A prophet or a menace
Encounters with the inspired
Dear H,
This week I met a woman who asked me if I knew Jesus. I lied to her and said that I did — a lie because I know of Jesus, and I'm banking on Him, but I haven’t met Him in person, and I don’t claim to speak to Him directly. And I’m certainly not like Him.
Still the other option wouldn’t do. If someone asks you if you know Jesus and you say no it gets you in a whole other conversation — one you’ve heard a thousand times about how He loves you even though you're a scoundrel and you need to repent and believe. Or you need to believe and repent. Either way you know this, and hearing it again is awkward, and takes time, and doesn't get you further than you were before. So you lie and say yes and then you feel like a clown until they leave.

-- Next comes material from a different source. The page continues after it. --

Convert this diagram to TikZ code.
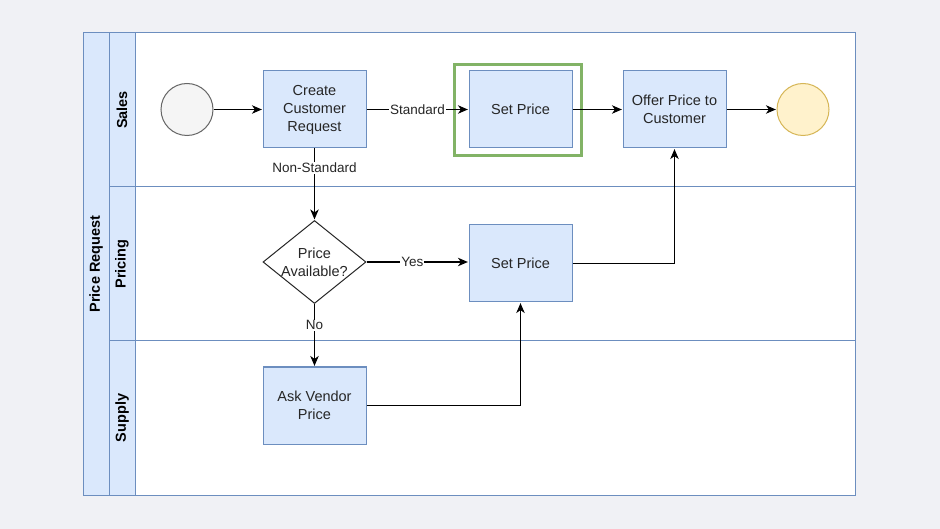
\documentclass[tikz,border=0pt]{standalone}
\usepackage{fontspec}
\setmainfont{Liberation Sans}
\usetikzlibrary{arrows.meta,shapes.geometric}

\definecolor{pageBg}{HTML}{F0F1F5}
\definecolor{laneFill}{HTML}{DAE8FC}
\definecolor{laneLine}{HTML}{6C8EBF}
\definecolor{markLine}{HTML}{82B366}
\definecolor{startFill}{HTML}{F5F5F5}
\definecolor{startLine}{HTML}{666666}
\definecolor{endFill}{HTML}{FFF2CC}
\definecolor{endLine}{HTML}{D6B656}
\definecolor{inkText}{HTML}{262626}

\begin{document}
\begin{tikzpicture}[x=1pt,y=-1pt,
    task/.style={draw=laneLine, fill=laneFill, rectangle, minimum width=103pt, minimum height=77pt, line width=1pt, align=center, text=inkText, font=\fontsize{14.5}{18}\selectfont},
    header/.style={draw=laneLine, fill=laneFill, rectangle, inner sep=0pt, line width=1pt},
    flow/.style={-{Stealth[length=10pt,width=8.5pt,inset=3pt]}, line width=1.1pt, draw=black, shorten >=0.6pt},
    lbl/.style={fill=white, inner sep=1pt, text=inkText, font=\fontsize{13.5}{16}\selectfont}]

      % Page and pool
      \fill[pageBg] (0,0) rectangle (940,529);
      \useasboundingbox (0,0) rectangle (940,529);
      \draw[draw=laneLine, fill=white, line width=1pt] (83,33) rectangle (855,495);
      \node[header, minimum width=26pt, minimum height=462pt] (pool) at (96,264) {};
      \node[rotate=90, font=\bfseries\fontsize{14.5}{17}\selectfont] (poolname) at (pool.center) {Price Request};

      % Lanes
      \draw[draw=laneLine, line width=1pt] (109,187) -- (855,187);
      \draw[draw=laneLine, line width=1pt] (109,341) -- (855,341);
      \node[header, minimum width=26pt, minimum height=154pt] (sales) at (122,110) {};
      \node[header, minimum width=26pt, minimum height=154pt] (pricing) at (122,264) {};
      \node[header, minimum width=26pt, minimum height=154pt] (supply) at (122,418) {};
      \node[rotate=90, font=\bfseries\fontsize{14.5}{17}\selectfont] (salesname) at (sales.center) {Sales};
      \node[rotate=90, font=\bfseries\fontsize{14.5}{17}\selectfont] (pricingname) at (pricing.center) {Pricing};
      \node[rotate=90, font=\bfseries\fontsize{14.5}{17}\selectfont] (supplyname) at (supply.center) {Supply};

      % Events
      \node[draw=startLine, fill=startFill, circle, minimum size=52pt, line width=1pt] (start) at (187,109.5) {};
      \node[draw=endLine, fill=endFill, circle, minimum size=52pt, line width=1pt] (finish) at (803,109.5) {};

      % Tasks
      \node[task] (create) at (314.5,109.5) {Create\\Customer\\Request};
      \node[task] (quote) at (520.5,109.5) {Set Price};
      \node[task] (offer) at (674.5,109.5) {Offer Price to\\Customer};
      \node[task] (priced) at (520.5,263.5) {Set Price};
      \node[task] (vendor) at (314.5,405.5) {Ask Vendor\\Price};
      \node[draw=black!85, fill=white, diamond, minimum width=103pt, minimum height=83pt, inner sep=0pt, line width=1pt,
        label={[align=center, text=inkText, font=\fontsize{14.5}{18}\selectfont]center:Price\\Available?}] (check) at (314.5,262) {};

      % Highlight
      \node[draw=markLine, line width=3pt, rectangle, minimum width=127pt, minimum height=91pt] (mark) at (517.5,110) {};

      % Arrows
      \draw[flow] (start) -- (create);
      \draw[flow] (create) -- node[lbl] {Standard} (quote);
      \draw[flow] (quote) -- (offer);
      \draw[flow] (offer) -- (finish);
      \draw[flow] (create) -- node[lbl, pos=0.27] {Non-Standard} (check);
      \draw[flow] (check) -- node[lbl, pos=0.45] {Yes} (check -| priced.west);
      \draw[flow] (check) -- node[lbl, pos=0.34] {No} (vendor);
      \draw[flow] (vendor) -| (priced);
      \draw[flow] (priced) -| (offer);
    \end{tikzpicture}
\end{document}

Still this lady was different from the others because she didn’t stop at that. She began with a hyper-condensed version of her life story: that she was pimped from the age of five through her early teens, and hooked on drugs on purpose, and escaped and ended up in prison, and died one day and met Jesus. Personally — in heaven. And she says she was there a long, long time.
She said she spent time communing with God Himself and when she came back to earth she was totally cleaned of her need for drugs or for vengeance; and that she went to the front doors of all her rapists and told them she forgave them — and that she meant it. She asked me if I knew I had to do this to my enemies in order for God to forgive me. I said, that's what the Bible says, or something equally evasive; and then she blessed me and we parted ways.
But before she left she told me about her church and invited me to it. And I was surprised to find she was the pastor — especially because, despite the glow in her eyes and her words, she looked like she’d had a hard life. But I was surprised even more that despite Paul's statements in 1 Timothy 2, and the fact that most women pastors I’ve seen are horrible corndogs and libtards, it didn’t really matter to me. When a woman tells you she’s met God face-to-face, you have to treat her like a prophet or a lunatic. When she says something Jesus said, you accept her authority on whether God said it or He didn’t. And you judge her based on whether she actually knows Him or she doesn’t — which means, on some level, by the joy in her eyes, and the sheer light of her message. Both of which she had.
But I'll tell you what you don't do. When you run into someone with a story and a message like this, the most dangerous thing to do is to judge her based on 1 Timothy 2*.
Yours,
-J
P.S. So? The big question here: do I treat her like a prophet or a lunatic?
I have no idea. There’s no way for me to verify whether she met God other than watching her behavior for a long time — something which probably isn't going to happen, and leaves her whole existence a giant question mark. But if I see her again I’ll be addressing her as pastor just in case; and if she says something that lines up with what Jesus said I’m making it a priority for the rest of the day — which is about all I'm capable of. A man of little faith has to take little steps or he won’t take any.
And am I worse than the Apostles? The last paragraph of Matthew says that after they saw Christ die they met Him on a mountaintop and worshiped Him. And Matthew says that still, even with Him right in front of them, some of them doubted.
I submit to you that my case, right here, right now, with this woman, is scaffolded with weaker stuff.
*Am I saying we should accept women as pastors?
No — and in the overwhelming majority of cases I think Paul was right. I'm just saying that what people need more than Paul’s rules is God’s vibe — and that the people who show God’s light are just as important (if not more) as the people God hires as administrators. These are two different jobs entirely, and to judge a woman who has light because she’s running an admin job is just as bad as putting somebody in an admin job when they don't have any light — something we can see every day, and which is responsible for making church an embarrassment and a drag.